**Task to complete**
From the first line of the data below, repeat each line exactly until you reach the line with "ax = fig.add_axes([0.085, 0.125, 0.885, 0.847])"; include that line too.
--- Begin Provided data ---
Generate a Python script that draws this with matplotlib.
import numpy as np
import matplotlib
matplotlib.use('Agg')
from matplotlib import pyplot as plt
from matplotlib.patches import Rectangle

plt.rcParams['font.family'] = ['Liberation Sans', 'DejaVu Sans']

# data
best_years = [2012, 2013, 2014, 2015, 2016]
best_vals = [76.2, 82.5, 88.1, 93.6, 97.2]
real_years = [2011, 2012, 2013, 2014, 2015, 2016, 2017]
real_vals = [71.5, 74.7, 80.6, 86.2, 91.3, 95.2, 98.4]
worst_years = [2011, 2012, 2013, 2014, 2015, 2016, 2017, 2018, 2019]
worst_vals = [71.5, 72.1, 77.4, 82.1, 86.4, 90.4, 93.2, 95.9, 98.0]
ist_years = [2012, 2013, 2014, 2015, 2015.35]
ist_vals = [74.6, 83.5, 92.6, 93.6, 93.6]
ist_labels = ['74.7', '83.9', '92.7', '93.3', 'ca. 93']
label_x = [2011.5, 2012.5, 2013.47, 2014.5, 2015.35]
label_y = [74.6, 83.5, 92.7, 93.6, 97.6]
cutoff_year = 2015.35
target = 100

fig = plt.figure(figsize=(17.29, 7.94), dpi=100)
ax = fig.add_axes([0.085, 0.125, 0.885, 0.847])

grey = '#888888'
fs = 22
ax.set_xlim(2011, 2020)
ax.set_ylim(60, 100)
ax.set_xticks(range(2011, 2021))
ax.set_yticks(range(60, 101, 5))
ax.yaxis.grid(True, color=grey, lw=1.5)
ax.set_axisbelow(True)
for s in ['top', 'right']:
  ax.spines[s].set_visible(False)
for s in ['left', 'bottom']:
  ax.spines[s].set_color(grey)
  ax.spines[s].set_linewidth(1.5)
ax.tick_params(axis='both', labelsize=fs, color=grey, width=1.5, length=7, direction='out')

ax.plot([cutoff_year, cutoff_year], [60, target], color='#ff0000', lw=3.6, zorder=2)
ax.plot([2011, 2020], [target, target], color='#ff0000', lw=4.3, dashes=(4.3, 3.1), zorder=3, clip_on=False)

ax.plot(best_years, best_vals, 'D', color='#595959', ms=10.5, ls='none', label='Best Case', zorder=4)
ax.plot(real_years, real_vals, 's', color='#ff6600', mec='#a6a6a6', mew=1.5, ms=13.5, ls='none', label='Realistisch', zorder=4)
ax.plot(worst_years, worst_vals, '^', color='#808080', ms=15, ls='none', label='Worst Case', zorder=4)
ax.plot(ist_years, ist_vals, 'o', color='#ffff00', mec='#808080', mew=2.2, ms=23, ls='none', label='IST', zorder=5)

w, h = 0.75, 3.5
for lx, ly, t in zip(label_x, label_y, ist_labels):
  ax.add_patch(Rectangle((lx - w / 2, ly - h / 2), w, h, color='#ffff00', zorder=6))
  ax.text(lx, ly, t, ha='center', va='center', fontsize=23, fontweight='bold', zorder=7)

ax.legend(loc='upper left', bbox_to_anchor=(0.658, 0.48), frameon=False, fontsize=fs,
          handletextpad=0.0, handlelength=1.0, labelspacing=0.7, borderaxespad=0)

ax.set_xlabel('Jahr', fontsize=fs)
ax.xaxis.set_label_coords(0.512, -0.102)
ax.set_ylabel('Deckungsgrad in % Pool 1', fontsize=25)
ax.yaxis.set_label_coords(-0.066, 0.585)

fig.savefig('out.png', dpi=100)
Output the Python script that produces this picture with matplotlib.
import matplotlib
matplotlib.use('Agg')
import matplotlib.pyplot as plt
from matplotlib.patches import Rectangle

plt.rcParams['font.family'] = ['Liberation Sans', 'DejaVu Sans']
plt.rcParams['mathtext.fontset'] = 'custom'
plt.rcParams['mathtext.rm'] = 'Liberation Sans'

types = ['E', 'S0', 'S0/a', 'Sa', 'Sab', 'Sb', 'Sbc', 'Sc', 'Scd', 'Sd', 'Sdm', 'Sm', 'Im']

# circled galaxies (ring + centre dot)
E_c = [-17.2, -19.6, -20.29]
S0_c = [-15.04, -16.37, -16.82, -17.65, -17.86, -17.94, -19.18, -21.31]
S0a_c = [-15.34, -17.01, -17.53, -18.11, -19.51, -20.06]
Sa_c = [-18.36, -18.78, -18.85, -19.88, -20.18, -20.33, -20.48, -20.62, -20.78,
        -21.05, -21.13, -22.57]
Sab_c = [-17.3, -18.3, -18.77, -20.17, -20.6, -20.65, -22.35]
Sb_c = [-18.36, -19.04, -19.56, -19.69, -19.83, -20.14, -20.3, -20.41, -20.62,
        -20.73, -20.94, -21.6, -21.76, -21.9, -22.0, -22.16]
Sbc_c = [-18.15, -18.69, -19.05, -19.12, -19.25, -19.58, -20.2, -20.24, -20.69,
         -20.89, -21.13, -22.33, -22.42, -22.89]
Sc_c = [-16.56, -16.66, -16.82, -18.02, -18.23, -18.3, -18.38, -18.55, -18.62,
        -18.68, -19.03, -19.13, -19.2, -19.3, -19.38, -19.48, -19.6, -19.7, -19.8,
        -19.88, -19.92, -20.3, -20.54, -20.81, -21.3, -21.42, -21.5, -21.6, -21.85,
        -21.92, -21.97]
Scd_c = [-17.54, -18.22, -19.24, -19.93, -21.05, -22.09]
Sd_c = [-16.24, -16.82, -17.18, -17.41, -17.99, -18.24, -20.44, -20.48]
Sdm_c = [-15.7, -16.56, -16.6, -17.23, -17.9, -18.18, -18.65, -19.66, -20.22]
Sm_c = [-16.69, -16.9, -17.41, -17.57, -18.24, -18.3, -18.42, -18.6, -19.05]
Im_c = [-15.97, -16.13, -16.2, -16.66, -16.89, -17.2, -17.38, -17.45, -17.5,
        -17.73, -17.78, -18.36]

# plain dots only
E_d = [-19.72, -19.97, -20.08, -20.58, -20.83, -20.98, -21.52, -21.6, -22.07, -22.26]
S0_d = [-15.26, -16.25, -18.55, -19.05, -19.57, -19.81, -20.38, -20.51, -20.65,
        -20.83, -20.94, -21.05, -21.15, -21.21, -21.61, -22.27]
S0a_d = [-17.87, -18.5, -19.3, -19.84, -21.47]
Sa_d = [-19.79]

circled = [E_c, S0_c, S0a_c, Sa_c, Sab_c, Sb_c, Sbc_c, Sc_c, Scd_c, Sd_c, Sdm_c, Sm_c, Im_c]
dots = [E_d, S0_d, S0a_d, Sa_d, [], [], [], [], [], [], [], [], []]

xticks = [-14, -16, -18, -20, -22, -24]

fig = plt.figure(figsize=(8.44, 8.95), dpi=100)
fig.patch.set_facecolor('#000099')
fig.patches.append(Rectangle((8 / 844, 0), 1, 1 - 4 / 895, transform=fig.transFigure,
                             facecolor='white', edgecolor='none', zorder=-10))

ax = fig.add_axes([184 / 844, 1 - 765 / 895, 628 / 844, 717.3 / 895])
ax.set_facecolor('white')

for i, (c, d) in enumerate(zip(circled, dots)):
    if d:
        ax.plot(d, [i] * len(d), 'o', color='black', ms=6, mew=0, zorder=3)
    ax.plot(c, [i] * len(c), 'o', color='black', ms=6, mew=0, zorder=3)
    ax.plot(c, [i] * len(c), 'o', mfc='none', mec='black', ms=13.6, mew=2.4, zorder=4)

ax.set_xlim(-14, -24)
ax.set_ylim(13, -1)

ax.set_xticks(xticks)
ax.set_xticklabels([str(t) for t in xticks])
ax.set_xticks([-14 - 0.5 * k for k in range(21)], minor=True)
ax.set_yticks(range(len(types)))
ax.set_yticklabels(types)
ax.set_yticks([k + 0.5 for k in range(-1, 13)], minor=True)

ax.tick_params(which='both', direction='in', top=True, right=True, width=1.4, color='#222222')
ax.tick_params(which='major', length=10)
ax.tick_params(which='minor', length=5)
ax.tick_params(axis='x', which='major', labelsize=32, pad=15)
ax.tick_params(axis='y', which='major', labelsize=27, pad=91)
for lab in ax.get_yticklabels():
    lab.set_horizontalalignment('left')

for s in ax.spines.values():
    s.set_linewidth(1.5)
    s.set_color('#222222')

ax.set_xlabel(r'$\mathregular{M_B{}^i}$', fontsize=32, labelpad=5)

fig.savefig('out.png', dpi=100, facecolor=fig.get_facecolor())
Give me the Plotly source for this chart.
--- End Provided data ---
**Written solution**
Generate a Python script that draws this with matplotlib.
import numpy as np
import matplotlib
matplotlib.use('Agg')
from matplotlib import pyplot as plt
from matplotlib.patches import Rectangle

plt.rcParams['font.family'] = ['Liberation Sans', 'DejaVu Sans']

# data
best_years = [2012, 2013, 2014, 2015, 2016]
best_vals = [76.2, 82.5, 88.1, 93.6, 97.2]
real_years = [2011, 2012, 2013, 2014, 2015, 2016, 2017]
real_vals = [71.5, 74.7, 80.6, 86.2, 91.3, 95.2, 98.4]
worst_years = [2011, 2012, 2013, 2014, 2015, 2016, 2017, 2018, 2019]
worst_vals = [71.5, 72.1, 77.4, 82.1, 86.4, 90.4, 93.2, 95.9, 98.0]
ist_years = [2012, 2013, 2014, 2015, 2015.35]
ist_vals = [74.6, 83.5, 92.6, 93.6, 93.6]
ist_labels = ['74.7', '83.9', '92.7', '93.3', 'ca. 93']
label_x = [2011.5, 2012.5, 2013.47, 2014.5, 2015.35]
label_y = [74.6, 83.5, 92.7, 93.6, 97.6]
cutoff_year = 2015.35
target = 100

fig = plt.figure(figsize=(17.29, 7.94), dpi=100)
ax = fig.add_axes([0.085, 0.125, 0.885, 0.847])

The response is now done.